British Columbia’s current wildfire season has vaulted into second place in the province’s all-time record for area burned Thursday, surpassing 2017 not even halfway through July.
“I'm looking at this fire season and anticipating it will be the greatest on record for British Columbia,” said Lori Daniels, a wildfire expert and professor in University of British Columbia’s faculty of forestry.
By Thursday morning, there were 345 active wildfires burning across the province, half of which are out of control. Over the three days, 109 fires have been caused by lightning and five fires have been caused by human activity.
An incident management team will arrive from Australia July 15, and will join another roughly 160 personnel from Mexico and the U.S. already in the province. On Thursday morning, Bowinn Ma, B.C.'s Minister of Emergency Management and Climate Readiness, announced the B.C. government will be requesting federal resources to fight fires.
Daniels says the early start to the season was driven by a record spring heat wave and a confluence of drought conditions. Extreme drought conditions extended across the province on Thursday, so bad the B.C. government has scheduled a press briefing to warn British Columbians of the extreme conditions. The head of the BC River Forecast Centre said 2023 is already shaping up to have the lowest river levels ever recorded.

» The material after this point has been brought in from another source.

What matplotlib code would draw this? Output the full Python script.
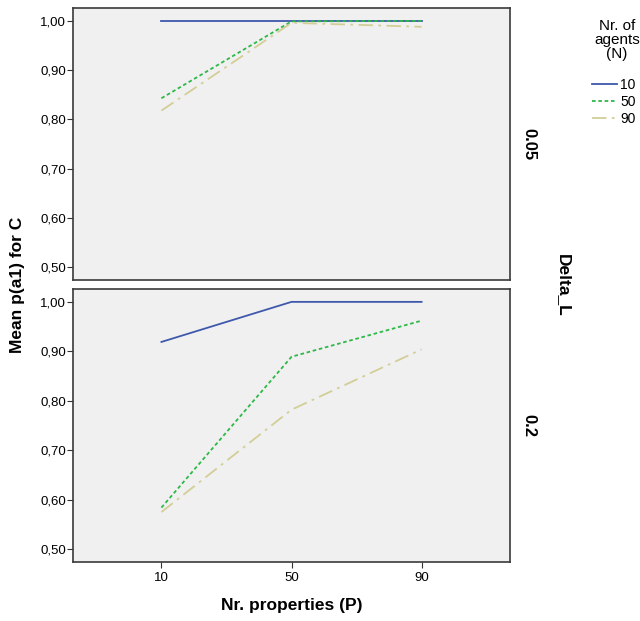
import numpy as np
import matplotlib.pyplot as plt

plt.rcParams['font.family'] = ['Liberation Sans', 'DejaVu Sans']

# data
properties = ['10', '50', '90']
agents = ['10', '50', '90']
delta_labels = ['0.05', '0.2']
# rows: N=10, N=50, N=90
means_005 = [[1.000, 1.000, 1.000],
             [0.843, 0.999, 1.000],
             [0.818, 0.996, 0.988]]
means_02 = [[0.919, 1.000, 1.000],
            [0.584, 0.889, 0.962],
            [0.575, 0.782, 0.904]]
yticks = [0.5, 0.6, 0.7, 0.8, 0.9, 1.0]

colors = ['#3E58AC', '#2EB848', '#D3CE97']
styles = ['-', (0, (2, 1.5)), (0, (8, 3, 1.5, 3))]

fig = plt.figure(figsize=(6.4, 6.21), dpi=100)
ax_top = fig.add_axes([0.114, 0.549, 0.683, 0.438])
ax_bot = fig.add_axes([0.114, 0.095, 0.683, 0.4396])

x = np.arange(len(properties))
for ax, data, lab in zip([ax_top, ax_bot], [means_005, means_02], delta_labels):
    ax.set_facecolor('#F0F0F0')
    for i, n in enumerate(agents):
        ax.plot(x, data[i], color=colors[i], linestyle=styles[i], lw=1.3, label=n)
    ax.set_xlim(-0.68, 2.68)
    ax.set_ylim(0.474, 1.026)
    ax.set_yticks(yticks)
    ax.set_yticklabels(['{:.2f}'.format(v).replace('.', ',') for v in yticks], fontsize=9.5)
    ax.tick_params(axis='y', direction='out', length=4, width=0.8, color='#333333', pad=1)
    for s in ax.spines.values():
        s.set_color('#3a3a3a')
        s.set_linewidth(1.2)
    ax.text(1.043, 0.5, lab, transform=ax.transAxes, rotation=-90, fontsize=12,
            fontweight='bold', ha='center', va='center')

ax_top.set_xticks([])
ax_bot.set_xticks(x)
ax_bot.set_xticklabels(properties, fontsize=9.5)
ax_bot.tick_params(axis='x', direction='out', length=4, width=0.8, color='#333333')
ax_bot.set_xlabel('Nr. properties (P)', fontsize=12.5, fontweight='bold', labelpad=10)

fig.text(0.028, 0.541, 'Mean p(a1) for C', rotation=90, fontsize=12.5,
         fontweight='bold', ha='center', va='center')
fig.text(0.88, 0.541, 'Delta_L', rotation=-90, fontsize=12.5,
         fontweight='bold', ha='center', va='center')

# legend title drawn separately so it can sit centred over the entries
fig.text(617 / 640, 1 - 40 / 621, 'Nr. of\nagents\n(N)', fontsize=11,
         ha='center', va='center', multialignment='center', linespacing=1.0)

handles, labels = ax_top.get_legend_handles_labels()
leg = fig.legend(handles, labels, loc='upper left',
                 bbox_to_anchor=(592 / 640, 1 - 78 / 621), frameon=False, fontsize=10,
                 handlelength=1.8, handletextpad=0.25, labelspacing=0.2,
                 borderpad=0, borderaxespad=0)

fig.savefig('out.png', dpi=100)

The hot and dry conditions have allowed large wildfires to rage into behemoths — the Donnie Creek wildfire, still burning out of control in B.C.’s northeast region, has grown into the province’s largest in the modern record, having burned an area larger than the entire province of Prince Edward Island.
B.C.’s biggest population centres have not been immune as wildfire crews in Metro Vancouver continue to battle a blaze on Mount Seymour.

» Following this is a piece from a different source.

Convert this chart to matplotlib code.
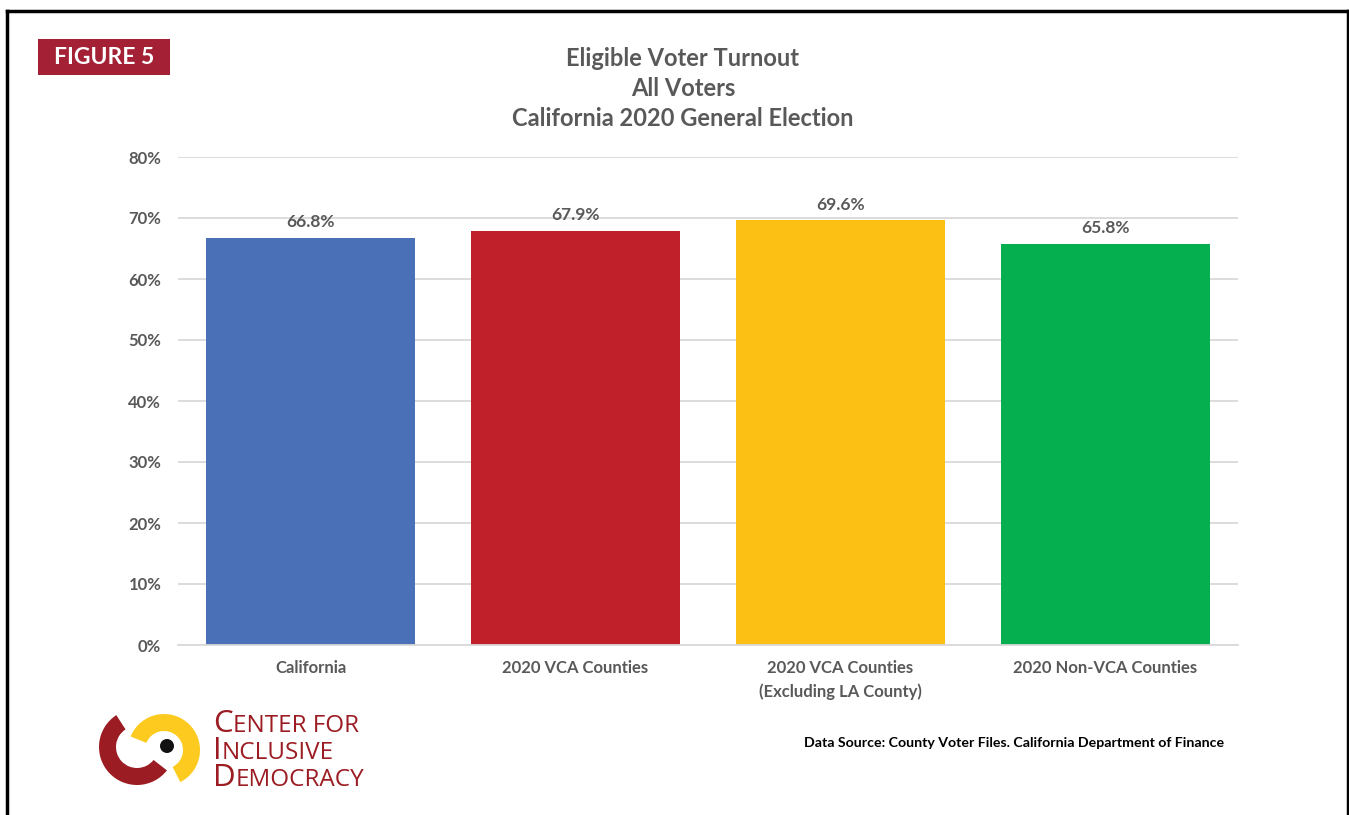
import matplotlib
matplotlib.use('Agg')
import matplotlib.pyplot as plt
from matplotlib.patches import Rectangle, Wedge, Circle
from matplotlib.ticker import FuncFormatter

# turnout by region
categories = ['California', '2020 VCA Counties',
              '2020 VCA Counties\n(Excluding LA County)', '2020 Non-VCA Counties']
turnout = [66.8, 67.9, 69.6, 65.8]
bar_colors = ['#4A71B7', '#C0202A', '#FCC014', '#05AF50']
y_ticks = [0, 10, 20, 30, 40, 50, 60, 70, 80]

W, H = 1349, 815
GRAY = '#595959'
BRAND_RED = '#9B1C22'

plt.rcParams['font.family'] = ['Lato', 'DejaVu Sans']

fig = plt.figure(figsize=(W / 100, H / 100), dpi=100)


def fx(px):
    return px / W


def fy(py):
    return 1 - py / H


# outer frame (no bottom edge)
fig.add_artist(plt.Line2D([fx(7), fx(7)], [fy(11), 0], color='black', lw=2.5))
fig.add_artist(plt.Line2D([fx(7), fx(1347.5)], [fy(11), fy(11)], color='black', lw=2.5))
fig.add_artist(plt.Line2D([fx(1347.5), fx(1347.5)], [fy(11), 0], color='black', lw=2.5))

# figure badge
fig.add_artist(Rectangle((fx(38), fy(75)), fx(170) - fx(38), fy(39) - fy(75),
                         transform=fig.transFigure, color='#A32035', lw=0))
fig.text(fx(104), fy(57.5), 'FIGURE 5', color='white', fontsize=16.5,
         fontweight='bold', ha='center', va='center')

# title
for i, line in enumerate(['Eligible Voter Turnout', 'All Voters',
                          'California 2020 General Election']):
    fig.text(fx(683), fy(59 + 30 * i), line, color=GRAY, fontsize=17,
             fontweight='bold', ha='center', va='center')

ax = fig.add_axes([fx(178), fy(645), fx(1238) - fx(178), fy(157) - fy(645)])
x = range(len(categories))
ax.bar(x, turnout, width=0.785, color=bar_colors, zorder=2)
for xi, v in zip(x, turnout):
    ax.text(xi, v + 1.2, f'{v:.1f}%', ha='center', va='bottom',
            color=GRAY, fontsize=12.5, fontweight='bold')

ax.set_xlim(-0.5, len(categories) - 0.5)
ax.set_ylim(0, 80)
ax.set_yticks(y_ticks)
ax.yaxis.set_major_formatter(FuncFormatter(lambda v, _: f'{v:.0f}%'))
ax.set_xticks(list(x))
ax.set_xticklabels(categories, linespacing=1.5)
ax.tick_params(axis='both', length=0, colors=GRAY, labelsize=12)
ax.tick_params(axis='y', pad=12)
ax.tick_params(axis='x', pad=11)
for lbl in ax.get_xticklabels() + ax.get_yticklabels():
    lbl.set_fontweight('bold')
ax.grid(axis='y', color='#D9D9D9', lw=1.3, zorder=0)
for side in ['top', 'right', 'left']:
    ax.spines[side].set_visible(False)
ax.spines['bottom'].set_color('#D9D9D9')
ax.spines['bottom'].set_linewidth(1.3)
ax.set_facecolor('none')

# data source note
fig.text(fx(1224), fy(743), 'Data Source: County Voter Files. California Department of Finance',
         ha='right', va='center', fontsize=10.2, fontweight='bold', color='black')

# logo mark
lax = fig.add_axes([0, 0, fx(400), 400 / H])
lax.set_xlim(0, 400)
lax.set_ylim(0, 400)
lax.axis('off')
lax.add_patch(Wedge((137, 815 - 747), 38, 123, 322, width=17, color=BRAND_RED, lw=0))
lax.add_patch(Wedge((164, 815 - 750), 36, -63, 158, width=17, color='#FDCB1F', lw=0))
lax.add_patch(Circle((167, 815 - 746), 7, color='#111111', lw=0))

# logo wordmark in small caps
fig.canvas.draw()
renderer = fig.canvas.get_renderer()
for i, word in enumerate(['Center for', 'Inclusive', 'Democracy']):
    base = fy(732 + 27 * i)
    t1 = fig.text(fx(213), base, word[0].upper(), color=BRAND_RED, fontsize=22.5,
                  family='Open Sans', va='baseline', ha='left')
    bb = t1.get_window_extent(renderer)
    fig.text(bb.x1 / W, base, word[1:].upper(), color=BRAND_RED, fontsize=17.5,
             family='Open Sans', va='baseline', ha='left')

fig.savefig('out.png', dpi=100, facecolor='white')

“We've had multiple ignitions in and around cities and communities, including those both on the coast and the Interior,” said Daniels.
“Human dumbass fires just are not OK right now. There's enough starting by lightning that we can't afford to have those.”
This year’s wildfire season has already broken all-time records as the worst in Canadian history, with hotspot satellite data showing more than 10 million hectares have burned (think all of Massachusetts). In B.C., which has experienced a string of devastating seasons in recent years, Daniels says it’s clear 2023 is not an anomaly.
“We are on track with the long-term trends. This is our new reality,” she said. “We have crossed a threshold with remarkable fire seasons in 2017, 2018, 2021 and 2023. The pattern is — we're getting these blocking high-pressure systems that are enhanced by multiple signatures of global change.”
Daniels pointed to fires burning inside heat domes with high temperatures and no precipitation driving extreme drought for extended periods. Combine that with flurries of lightning ignitions and a bit of wind, and Daniels says fires are becoming impossible to control.
The only solution, added the fire expert, is to lower greenhouse gas emissions and find better ways to manage forests so there isn’t as much tinder-dry fuel on the ground.
“You know, we're exceeding our technological solutions,” she said. “This is our future.”